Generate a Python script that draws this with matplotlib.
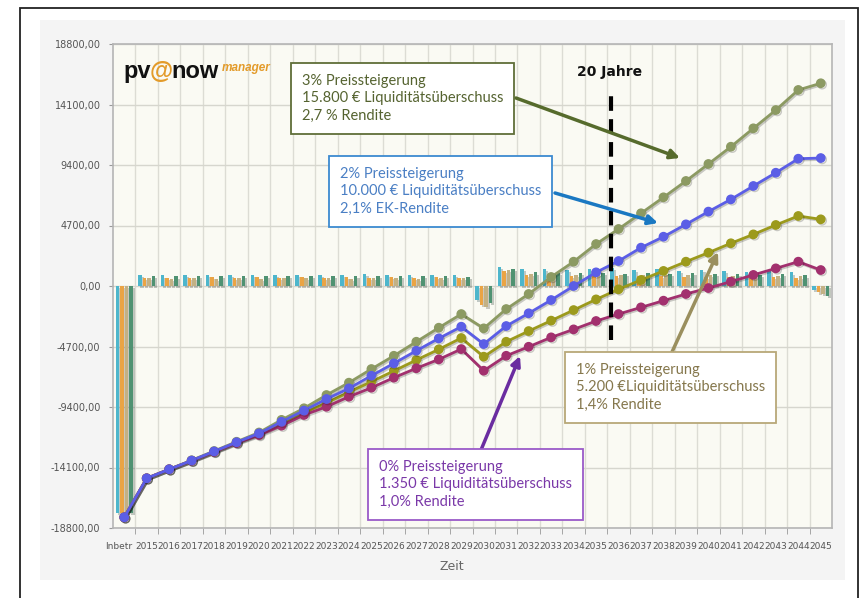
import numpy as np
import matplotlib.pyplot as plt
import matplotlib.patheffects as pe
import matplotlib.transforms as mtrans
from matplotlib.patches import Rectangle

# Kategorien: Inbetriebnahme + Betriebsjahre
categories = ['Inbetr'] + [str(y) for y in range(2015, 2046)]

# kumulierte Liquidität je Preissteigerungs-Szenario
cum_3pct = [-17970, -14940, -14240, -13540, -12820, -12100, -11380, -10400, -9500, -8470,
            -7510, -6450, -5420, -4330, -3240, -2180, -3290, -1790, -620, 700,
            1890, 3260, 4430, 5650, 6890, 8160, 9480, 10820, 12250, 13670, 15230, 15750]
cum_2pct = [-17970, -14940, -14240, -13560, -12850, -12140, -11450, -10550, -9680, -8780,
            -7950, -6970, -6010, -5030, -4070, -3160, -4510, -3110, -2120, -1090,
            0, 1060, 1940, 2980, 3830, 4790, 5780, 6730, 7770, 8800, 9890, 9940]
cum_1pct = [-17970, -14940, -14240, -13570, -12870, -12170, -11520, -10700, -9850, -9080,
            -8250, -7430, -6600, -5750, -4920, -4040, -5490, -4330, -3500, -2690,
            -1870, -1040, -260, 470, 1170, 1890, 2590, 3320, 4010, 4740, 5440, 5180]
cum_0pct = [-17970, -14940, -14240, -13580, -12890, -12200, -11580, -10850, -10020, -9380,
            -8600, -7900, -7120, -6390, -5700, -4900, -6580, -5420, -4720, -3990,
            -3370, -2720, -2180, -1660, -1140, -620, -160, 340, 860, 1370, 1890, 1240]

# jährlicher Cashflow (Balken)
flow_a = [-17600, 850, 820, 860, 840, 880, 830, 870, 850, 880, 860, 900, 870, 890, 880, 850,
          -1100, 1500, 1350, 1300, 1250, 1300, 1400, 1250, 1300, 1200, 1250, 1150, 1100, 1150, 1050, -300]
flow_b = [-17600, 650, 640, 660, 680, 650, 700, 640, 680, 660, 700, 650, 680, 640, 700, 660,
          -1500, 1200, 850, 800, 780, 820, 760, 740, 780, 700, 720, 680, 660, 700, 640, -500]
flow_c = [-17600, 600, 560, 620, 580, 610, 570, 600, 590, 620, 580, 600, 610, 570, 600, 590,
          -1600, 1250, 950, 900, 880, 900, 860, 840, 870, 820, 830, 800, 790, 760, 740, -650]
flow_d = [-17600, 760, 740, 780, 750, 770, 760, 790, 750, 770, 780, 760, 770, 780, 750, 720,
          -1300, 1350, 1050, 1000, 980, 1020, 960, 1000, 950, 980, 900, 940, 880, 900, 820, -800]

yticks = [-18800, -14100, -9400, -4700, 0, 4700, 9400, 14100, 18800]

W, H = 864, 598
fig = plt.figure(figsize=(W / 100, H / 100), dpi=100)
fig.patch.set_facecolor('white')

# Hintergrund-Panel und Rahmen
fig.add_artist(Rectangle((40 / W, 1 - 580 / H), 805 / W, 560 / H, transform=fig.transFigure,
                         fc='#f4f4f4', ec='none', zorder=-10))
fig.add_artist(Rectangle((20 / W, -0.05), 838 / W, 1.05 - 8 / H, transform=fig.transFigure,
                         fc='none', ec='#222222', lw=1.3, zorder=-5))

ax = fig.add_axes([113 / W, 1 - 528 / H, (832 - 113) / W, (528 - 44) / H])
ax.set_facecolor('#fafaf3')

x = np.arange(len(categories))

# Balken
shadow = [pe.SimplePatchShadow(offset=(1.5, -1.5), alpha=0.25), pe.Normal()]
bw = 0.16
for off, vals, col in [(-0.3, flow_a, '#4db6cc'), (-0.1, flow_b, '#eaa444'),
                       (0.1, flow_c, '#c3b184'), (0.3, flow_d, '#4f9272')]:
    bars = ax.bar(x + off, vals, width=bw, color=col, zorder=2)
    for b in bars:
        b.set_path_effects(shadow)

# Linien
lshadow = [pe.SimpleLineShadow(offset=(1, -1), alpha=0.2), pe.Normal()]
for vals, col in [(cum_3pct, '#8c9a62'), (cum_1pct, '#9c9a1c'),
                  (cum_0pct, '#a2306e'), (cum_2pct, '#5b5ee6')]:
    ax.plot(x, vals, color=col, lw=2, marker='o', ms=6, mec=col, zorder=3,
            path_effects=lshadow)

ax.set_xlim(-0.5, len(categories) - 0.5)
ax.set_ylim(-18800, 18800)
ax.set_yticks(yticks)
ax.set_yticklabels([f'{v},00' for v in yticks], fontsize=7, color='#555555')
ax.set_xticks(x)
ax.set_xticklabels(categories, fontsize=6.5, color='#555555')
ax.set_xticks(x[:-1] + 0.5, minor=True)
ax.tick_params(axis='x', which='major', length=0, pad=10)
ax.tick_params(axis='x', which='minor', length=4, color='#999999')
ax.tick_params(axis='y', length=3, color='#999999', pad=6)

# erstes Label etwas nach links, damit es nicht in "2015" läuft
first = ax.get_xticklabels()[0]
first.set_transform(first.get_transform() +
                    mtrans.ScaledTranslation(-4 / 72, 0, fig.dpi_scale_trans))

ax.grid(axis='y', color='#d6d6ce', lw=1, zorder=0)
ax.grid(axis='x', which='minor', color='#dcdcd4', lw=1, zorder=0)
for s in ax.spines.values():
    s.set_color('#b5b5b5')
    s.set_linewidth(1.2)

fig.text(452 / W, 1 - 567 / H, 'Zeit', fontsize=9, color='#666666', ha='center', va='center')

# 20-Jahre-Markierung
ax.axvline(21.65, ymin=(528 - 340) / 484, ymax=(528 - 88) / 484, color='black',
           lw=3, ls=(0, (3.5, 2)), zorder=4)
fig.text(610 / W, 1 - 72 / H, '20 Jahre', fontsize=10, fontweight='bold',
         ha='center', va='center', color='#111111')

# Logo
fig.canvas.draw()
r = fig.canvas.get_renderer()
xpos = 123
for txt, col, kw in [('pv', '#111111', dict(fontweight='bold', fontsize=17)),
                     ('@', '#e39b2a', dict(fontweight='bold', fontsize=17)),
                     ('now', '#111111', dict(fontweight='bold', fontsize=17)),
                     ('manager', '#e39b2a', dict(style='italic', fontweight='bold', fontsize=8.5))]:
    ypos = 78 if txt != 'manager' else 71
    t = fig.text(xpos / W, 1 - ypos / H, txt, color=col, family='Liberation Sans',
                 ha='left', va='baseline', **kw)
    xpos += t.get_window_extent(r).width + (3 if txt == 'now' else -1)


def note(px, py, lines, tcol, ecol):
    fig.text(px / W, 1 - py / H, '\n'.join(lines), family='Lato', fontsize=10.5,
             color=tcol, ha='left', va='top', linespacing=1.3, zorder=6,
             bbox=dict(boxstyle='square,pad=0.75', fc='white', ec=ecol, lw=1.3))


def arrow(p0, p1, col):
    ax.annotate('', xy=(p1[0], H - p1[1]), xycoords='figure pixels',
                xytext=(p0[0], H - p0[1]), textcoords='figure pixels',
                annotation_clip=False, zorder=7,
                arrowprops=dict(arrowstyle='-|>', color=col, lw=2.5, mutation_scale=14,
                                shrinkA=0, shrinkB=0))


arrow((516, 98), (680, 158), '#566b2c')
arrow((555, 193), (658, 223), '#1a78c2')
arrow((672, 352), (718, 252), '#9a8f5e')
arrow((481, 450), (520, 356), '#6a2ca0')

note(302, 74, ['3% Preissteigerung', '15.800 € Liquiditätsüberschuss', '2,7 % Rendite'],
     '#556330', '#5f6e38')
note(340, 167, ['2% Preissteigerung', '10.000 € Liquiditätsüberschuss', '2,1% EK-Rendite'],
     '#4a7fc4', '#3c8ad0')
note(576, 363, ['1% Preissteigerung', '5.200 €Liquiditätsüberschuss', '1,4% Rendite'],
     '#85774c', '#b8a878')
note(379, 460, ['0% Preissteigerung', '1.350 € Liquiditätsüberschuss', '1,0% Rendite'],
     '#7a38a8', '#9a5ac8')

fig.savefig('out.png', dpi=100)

------------------------

» **The problem**
Output exactly the span of lines from the top of the listing through the line holding "1370, 1890, 1240]", and leave every picture out.

» **Task response**
Generate a Python script that draws this with matplotlib.
import numpy as np
import matplotlib.pyplot as plt
import matplotlib.patheffects as pe
import matplotlib.transforms as mtrans
from matplotlib.patches import Rectangle

# Kategorien: Inbetriebnahme + Betriebsjahre
categories = ['Inbetr'] + [str(y) for y in range(2015, 2046)]

# kumulierte Liquidität je Preissteigerungs-Szenario
cum_3pct = [-17970, -14940, -14240, -13540, -12820, -12100, -11380, -10400, -9500, -8470,
            -7510, -6450, -5420, -4330, -3240, -2180, -3290, -1790, -620, 700,
            1890, 3260, 4430, 5650, 6890, 8160, 9480, 10820, 12250, 13670, 15230, 15750]
cum_2pct = [-17970, -14940, -14240, -13560, -12850, -12140, -11450, -10550, -9680, -8780,
            -7950, -6970, -6010, -5030, -4070, -3160, -4510, -3110, -2120, -1090,
            0, 1060, 1940, 2980, 3830, 4790, 5780, 6730, 7770, 8800, 9890, 9940]
cum_1pct = [-17970, -14940, -14240, -13570, -12870, -12170, -11520, -10700, -9850, -9080,
            -8250, -7430, -6600, -5750, -4920, -4040, -5490, -4330, -3500, -2690,
            -1870, -1040, -260, 470, 1170, 1890, 2590, 3320, 4010, 4740, 5440, 5180]
cum_0pct = [-17970, -14940, -14240, -13580, -12890, -12200, -11580, -10850, -10020, -9380,
            -8600, -7900, -7120, -6390, -5700, -4900, -6580, -5420, -4720, -3990,
            -3370, -2720, -2180, -1660, -1140, -620, -160, 340, 860, 1370, 1890, 1240]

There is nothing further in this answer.